Louise Fishman, the preeminent American painter, died on July 26th at the age of 82 with Ingrid Nyeboe, her spouse, at her side.
Born in 1939 in Philadelphia, Fishman translated her life experiences into radiant, muscular works of art. The highly personal abstract style that she evolved was born of her physical power, intellect, and engagement with art history.
In her youth she had been a competitive athlete, which helped shape her gestural idiom. She was both the daughter and niece of practicing artists, Gertrude Fisher-Fishman (1916-2013) and Razel Kapustin (1908-1968) respectively, both of whom studied at The Barnes Foundation, then in Merion, Pennsylvania. Fishman was steeped in the works of such European modernists as Matisse, Cézanne, and Soutine through catalogues from the Barnes in her mother’s library.
Fishman loved music of all genres and could often be seen in a rapt state, sitting beside Ingrid, her beloved, at performances. She became a part of my life several years ago through our mutual friend, pianist Idith Meshulam, who performed music by my spouse, Laura Kaminsky at a concert at Tenri Cultural Institute in 2013. Louise was deeply moved, and this became the catalyst for a few special gatherings and conversations that we treasure. Her absence is going to have a profound impact on those who treasured her alto speaking voice, radiant smile, and the depth of expression in her eyes that made everyone feel that they were clearly seen and heard.
Though in her mature paintings she employed tools such as drywall knives and trowels, Fishman’s command of the traditional materials and techniques of oil painting came through her academic training at the Philadelphia College of Art, Pennsylvania Academy of Fine Arts, Tyler School of Fine Arts, and the University of Illinois Urbana-Champaign where in 1965 she completed her MFA before heading to New York City in her Nash Rambler.
During the late 1960s and early 1970s, she confronted gender discrimination in the art world, and further isolation as a lesbian. Working as a proofreader and editor, she painted at night and on the weekends and became involved in the feminist and queer activist movements. As if to destroy the influence of the male-dominated art power structure, she cut her canvases apart, reworking them into small sculptures that incorporated stitching, dying and weaving. She experimented with liquid rubber, inspired by Eva Hesse’s 1971 memorial exhibition in work at the School of Visual Arts.
In 1973, curator Marcia Tucker included Fishman’s work in the Whitney Biennial. Exhilarated by this professional recognition, she was nevertheless ambivalent about this inclusion, when it was not extended to other women artists in her life. Her Angry Women Paintings of that year were an expression of self-awareness, unleashed in a series of 30 text-based works, inscribed with the names of her heroines and friends in bold letters obscured by drips and slashes.
A 1988 visit to the concentration camps at Auschwitz and Terezín had a profound impact on Fishman who transformed her grief into a series titled Remembrance and Renewal. Fishman mixed silt collected from the Pond of Ashes at Auschwitz into her paint in elegiac works that embodied her belief in painting’s capacity to reflect psychological and physical states of being.

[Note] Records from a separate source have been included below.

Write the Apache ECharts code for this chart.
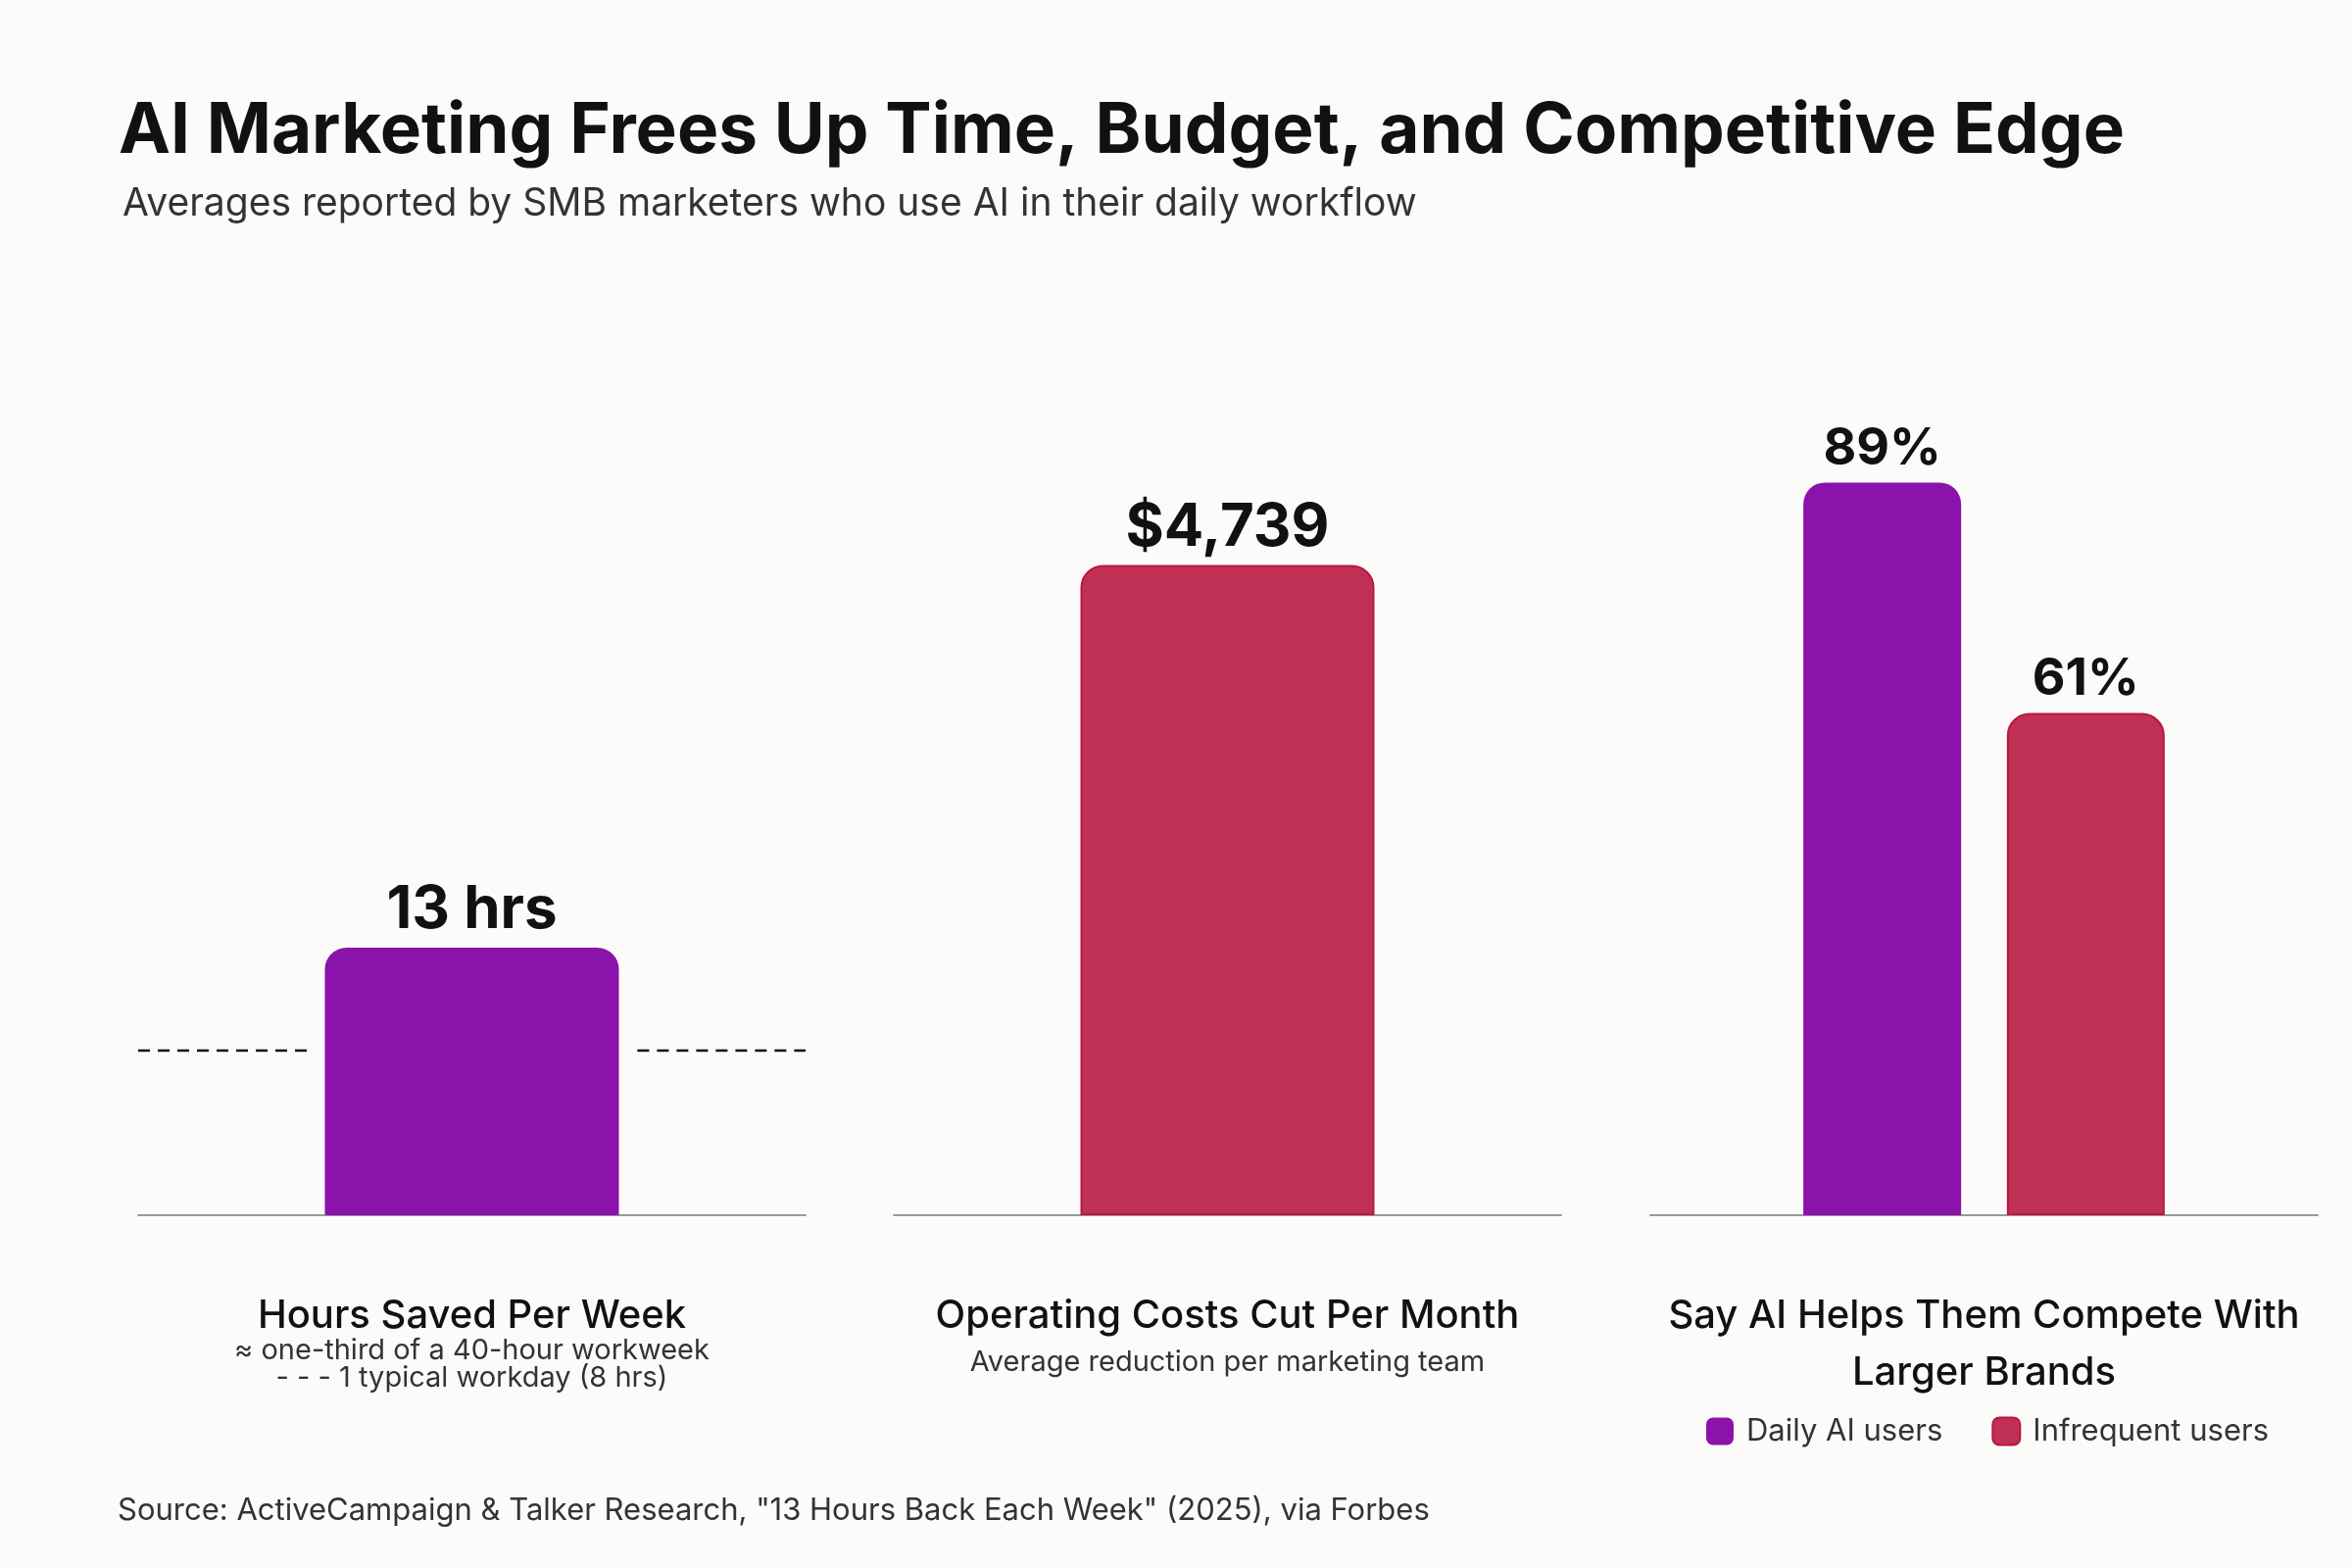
<!DOCTYPE html>
<html><head><meta charset="utf-8">
<script src="https://cdn.jsdelivr.net/npm/echarts@6/dist/echarts.min.js"></script>
<style>html,body{margin:0;padding:0;background:#FCFBF9}#c{width:2400px;height:1600px}</style>
</head><body><div id="c"></div>
<script>
const hoursSaved = [13];
const workdayHours = 8;
const costsCut = [4739];
const dailyUsers = [89];
const infrequentUsers = [61];
const panelTitles = ['Hours Saved Per Week','Operating Costs Cut Per Month','Say AI Helps Them Compete With\nLarger Brands'];
const panelSubs = ['≈ one-third of a 40-hour workweek\n- - - 1 typical workday (8 hrs)','Average reduction per marketing team',''];
const legendNames = ['Daily AI users','Infrequent users'];

const PURPLE='#8B12AA', RED='#C03055';
const F='Inter, "Noto Sans", sans-serif';
const grids=[{left:141,width:681},{left:912,width:681},{left:1684,width:681}].map(g=>({left:g.left,width:g.width,top:400,height:840}));
const xAxes=grids.map((g,i)=>({gridIndex:i,type:'category',data:['a'],axisLine:{lineStyle:{color:'#9a9a9a',width:2}},axisTick:{show:false},axisLabel:{show:false}}));
xAxes.push({gridIndex:0,type:'value',min:0,max:1,show:false,splitLine:{show:false}});
const maxes=[40,6000,100];
const yAxes=maxes.map((m,i)=>({gridIndex:i,type:'value',min:0,max:m,show:false,splitLine:{show:false}}));
const lbl=(fmt,size)=>({show:true,position:'top',distance:8,formatter:fmt,fontFamily:F,fontWeight:'bold',fontSize:size,color:'#111'});
const radius=[22,22,0,0];
const dashStyle={color:'#111',type:[12,8],width:2.5};
const dashSeg=(a,b)=>({type:'line',xAxisIndex:3,yAxisIndex:0,data:[[a,workdayHours],[b,workdayHours]],symbol:'none',lineStyle:dashStyle,silent:true});
const chart=echarts.init(document.getElementById('c'));
chart.setOption({
  backgroundColor:'#FCFBF9',
  animation:false,
  title:[{text:'AI Marketing Frees Up Time, Budget, and Competitive Edge',left:116,top:94,textStyle:{fontFamily:F,fontWeight:'bold',fontSize:71,color:'#111'}},
         {text:'Averages reported by SMB marketers who use AI in their daily workflow',left:120,top:184,textStyle:{fontFamily:F,fontWeight:'normal',fontSize:39,color:'#333'}}],
  grid:grids, xAxis:xAxes, yAxis:yAxes,
  legend:{data:legendNames,left:1736,top:1440,itemWidth:28,itemHeight:28,itemGap:50,icon:'roundRect',textStyle:{fontFamily:F,fontSize:31,color:'#333',padding:[0,0,0,8]}},
  series:[
    dashSeg(0,0.253),
    dashSeg(0.748,1),
    {type:'bar',xAxisIndex:0,yAxisIndex:0,data:hoursSaved,barWidth:300,itemStyle:{color:PURPLE,borderRadius:radius},label:lbl(v=>v.value+' hrs',60)},
    {type:'bar',xAxisIndex:1,yAxisIndex:1,data:costsCut,barWidth:300,itemStyle:{color:RED,borderColor:'#B81840',borderWidth:2,borderRadius:radius},label:lbl(v=>'$'+v.value.toLocaleString('en-US'),60)},
    {name:legendNames[0],type:'bar',xAxisIndex:2,yAxisIndex:2,data:dailyUsers,barWidth:161,barGap:'29%',itemStyle:{color:PURPLE,borderRadius:radius},label:lbl(v=>v.value+'%',52)},
    {name:legendNames[1],type:'bar',xAxisIndex:2,yAxisIndex:2,data:infrequentUsers,barWidth:161,itemStyle:{color:RED,borderColor:'#B81840',borderWidth:2,borderRadius:radius},label:lbl(v=>v.value+'%',52)}
  ],
  graphic:[
    ...grids.map((g,i)=>({type:'text',x:g.left+g.width/2,y:1314,style:{text:panelTitles[i],align:'center',verticalAlign:'top',font:'500 40px '+F,fill:'#111',lineHeight:58}})),
    {type:'text',x:grids[0].left+grids[0].width/2,y:1364,style:{text:panelSubs[0],align:'center',verticalAlign:'top',font:'29px '+F,fill:'#333',lineHeight:28}},
    {type:'text',x:grids[1].left+grids[1].width/2,y:1376,style:{text:panelSubs[1],align:'center',verticalAlign:'top',font:'29px '+F,fill:'#333'}},
    {type:'text',x:120,y:1526,style:{text:'Source: ActiveCampaign & Talker Research, "13 Hours Back Each Week" (2025), via Forbes',font:'31px '+F,fill:'#333'}}
  ]
});
</script></body></html>
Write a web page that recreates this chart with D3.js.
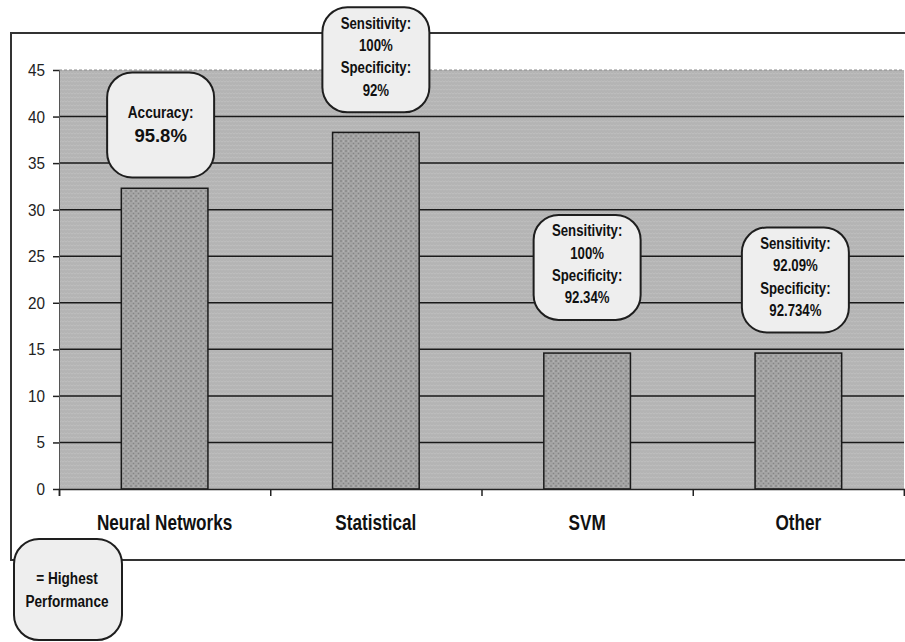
<!DOCTYPE html>
<html><head><meta charset="utf-8">
<script src="https://cdn.jsdelivr.net/npm/d3@7"></script>
<style>
body{margin:0;background:#fff;}
svg{display:block;}
</style></head>
<body><svg id="c" width="905" height="642"></svg>
<script>
const categories = ["Neural Networks", "Statistical", "SVM", "Other"];
const values = [32.3, 38.3, 14.6, 14.6];
const yTicks = [0, 5, 10, 15, 20, 25, 30, 35, 40, 45];
const calloutLines = [
  ["Accuracy:", "95.8%"],
  ["Sensitivity:", "100%", "Specificity:", "92%"],
  ["Sensitivity:", "100%", "Specificity:", "92.34%"],
  ["Sensitivity:", "92.09%", "Specificity:", "92.734%"]
];
const calloutCenterValue = [39.1, 46.1, 23.8, 22.45];
const calloutShift = [-4, 0, 0, -3];
const legendLines = ["= Highest", "Performance"];

const svg = d3.select("#c");
const FONT = "'Liberation Sans',Arial,sans-serif";
const NARROW = 0.8;
const margin = {left: 59, right: 1, top: 70, bottom: 153};
const W = 905, H = 642;

const x = d3.scaleBand().domain(categories)
  .range([margin.left, W - margin.right])
  .paddingInner(0.59).paddingOuter(0.295);
const y = d3.scaleLinear().domain([0, 45]).range([H - margin.bottom, margin.top]);

function ntext(g, tx, ty, str, size, weight, sx, anchor) {
  return g.append("text")
    .attr("transform", `translate(${tx},${ty}) scale(${sx},1)`)
    .attr("text-anchor", anchor || "middle")
    .attr("font-family", FONT).attr("font-weight", weight)
    .attr("font-size", size).attr("fill", "#111").text(str);
}

// patterns
const defs = svg.append("defs");
const bgP = defs.append("pattern").attr("id", "bgp").attr("patternUnits", "userSpaceOnUse")
  .attr("width", 6).attr("height", 4);
bgP.append("rect").attr("width", 6).attr("height", 4).attr("fill", "#b4b4b4");
bgP.append("path").attr("d", "M0,2 L1.5,1 L3,2 L4.5,1 L6,2").attr("stroke", "#c3c3c3").attr("stroke-width", 0.7).attr("fill", "none");
const barP = defs.append("pattern").attr("id", "barp").attr("patternUnits", "userSpaceOnUse")
  .attr("width", 5).attr("height", 5);
barP.append("rect").attr("width", 5).attr("height", 5).attr("fill", "#a4a4a4");
barP.append("circle").attr("cx", 1).attr("cy", 1).attr("r", 0.8).attr("fill", "#777");
barP.append("circle").attr("cx", 3.5).attr("cy", 3.5).attr("r", 0.8).attr("fill", "#858585");
barP.append("circle").attr("cx", 3.5).attr("cy", 1).attr("r", 0.5).attr("fill", "#c4c4c4");

// outer frame
svg.append("rect").attr("x", 11).attr("y", 33).attr("width", 905).attr("height", 527)
  .attr("fill", "#fff").attr("stroke", "#333").attr("stroke-width", 2);

// plot background
svg.append("rect").attr("x", margin.left).attr("y", y(45))
  .attr("width", W - margin.right - margin.left).attr("height", y(0) - y(45))
  .attr("fill", "url(#bgp)");
svg.append("line").attr("x1", margin.left).attr("x2", W - margin.right)
  .attr("y1", y(45)).attr("y2", y(45))
  .attr("stroke", "#8a8a8a").attr("stroke-width", 1).attr("stroke-dasharray", "3,2");

// gridlines
svg.append("g").selectAll("line").data(yTicks.filter(d => d > 0 && d < 45)).join("line")
  .attr("x1", margin.left).attr("x2", W - margin.right)
  .attr("y1", d => y(d)).attr("y2", d => y(d))
  .attr("stroke", "#1a1a1a").attr("stroke-width", 1.5);

// bars
svg.append("g").selectAll("rect").data(categories).join("rect")
  .attr("x", d => x(d)).attr("width", x.bandwidth())
  .attr("y", (d, i) => y(values[i])).attr("height", (d, i) => y(0) - y(values[i]))
  .attr("fill", "url(#barp)").attr("stroke", "#1a1a1a").attr("stroke-width", 1.5);

// y axis
const yAxis = svg.append("g").attr("transform", `translate(${margin.left},0)`)
  .call(d3.axisLeft(y).tickValues(yTicks).tickSize(6).tickFormat(""));
yAxis.select(".domain").attr("stroke", "#555").attr("stroke-width", 1);
yAxis.selectAll(".tick line").attr("stroke", "#222").attr("stroke-width", 1.5);
const yl = svg.append("g");
yTicks.forEach(t => {
  ntext(yl, 45, y(t) + 6, String(t), 17, "normal", 0.9, "end").attr("fill", "#222");
});

// x axis
const xb = d3.scaleLinear().domain([0, categories.length]).range([margin.left, W - margin.right]);
const xAxis = svg.append("g").attr("transform", `translate(0,${y(0)})`)
  .call(d3.axisBottom(xb).tickValues(d3.range(categories.length + 1)).tickSize(7).tickFormat(""));
xAxis.select(".domain").attr("stroke", "#222").attr("stroke-width", 1.5);
xAxis.selectAll(".tick line").attr("stroke", "#222").attr("stroke-width", 1.5);

const xl = svg.append("g");
categories.forEach(c => {
  ntext(xl, x(c) + x.bandwidth() / 2, y(0) + 41, c, 22, "bold", 0.78);
});

// callouts
const bw = 107, bh = 105;
categories.forEach((c, i) => {
  const cx = x(c) + x.bandwidth() / 2 + calloutShift[i];
  const cy = y(calloutCenterValue[i]);
  const g = svg.append("g");
  g.append("rect").attr("x", cx - bw / 2).attr("y", cy - bh / 2).attr("width", bw).attr("height", bh)
    .attr("rx", 25).attr("ry", 25).attr("fill", "#eeeeee").attr("stroke", "#1e1e1e").attr("stroke-width", 2);
  const lines = calloutLines[i];
  if (lines.length === 2) {
    ntext(g, cx, cy - 7, lines[0], 17, "bold", NARROW);
    ntext(g, cx, cy + 17, lines[1], 18.5, "bold", 1);
  } else {
    lines.forEach((t, j) => {
      ntext(g, cx, cy - 31 + j * 22.3, t, 16.5, "bold", NARROW);
    });
  }
});

// legend box
const lg = svg.append("g");
lg.append("rect").attr("x", 14).attr("y", 539).attr("width", 108).attr("height", 101)
  .attr("rx", 25).attr("ry", 25).attr("fill", "#eeeeee").attr("stroke", "#1e1e1e").attr("stroke-width", 2);
legendLines.forEach((t, j) => {
  ntext(lg, 67, 584 + j * 23, t, 17, "bold", NARROW);
});
</script></body></html>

For There She Was (1998), one of my favorite works, is a darkly shimmering painting whose title is taken from Virginia Woolf’s novel Mrs. Dalloway. The relationship between two characters who metaphorically merge into one comes to mind, as every color becomes another. With interlocking passages of blue, gray-violet, and black shot through with cadmium red and burnt sienna, Fishman painted a vibrating field that evokes a Chinese garden at dusk. The artist was a collector of Chinese scholar’s rocks, and farm stools. She was sustained by her Buddhist practice as well as the years that she spent walking the landscape surrounding her old farmhouse in upstate New York.
In the last few years, Fishman enjoyed long-overdue recognition, including publications and solo exhibitions at Vielmetter, Los Angeles; Locks Gallery, Philadelphia, and Karma, New York, and retrospective exhibitions at the Institute of Contemporary Art, Philadelphia and the Neuberger Museum of Art at Purchase College. We can expect more exhibitions and research to examine her unique contribution to the language of gestural abstraction, one that fuses, in her unique way, elements of tenderness, fury, and joy.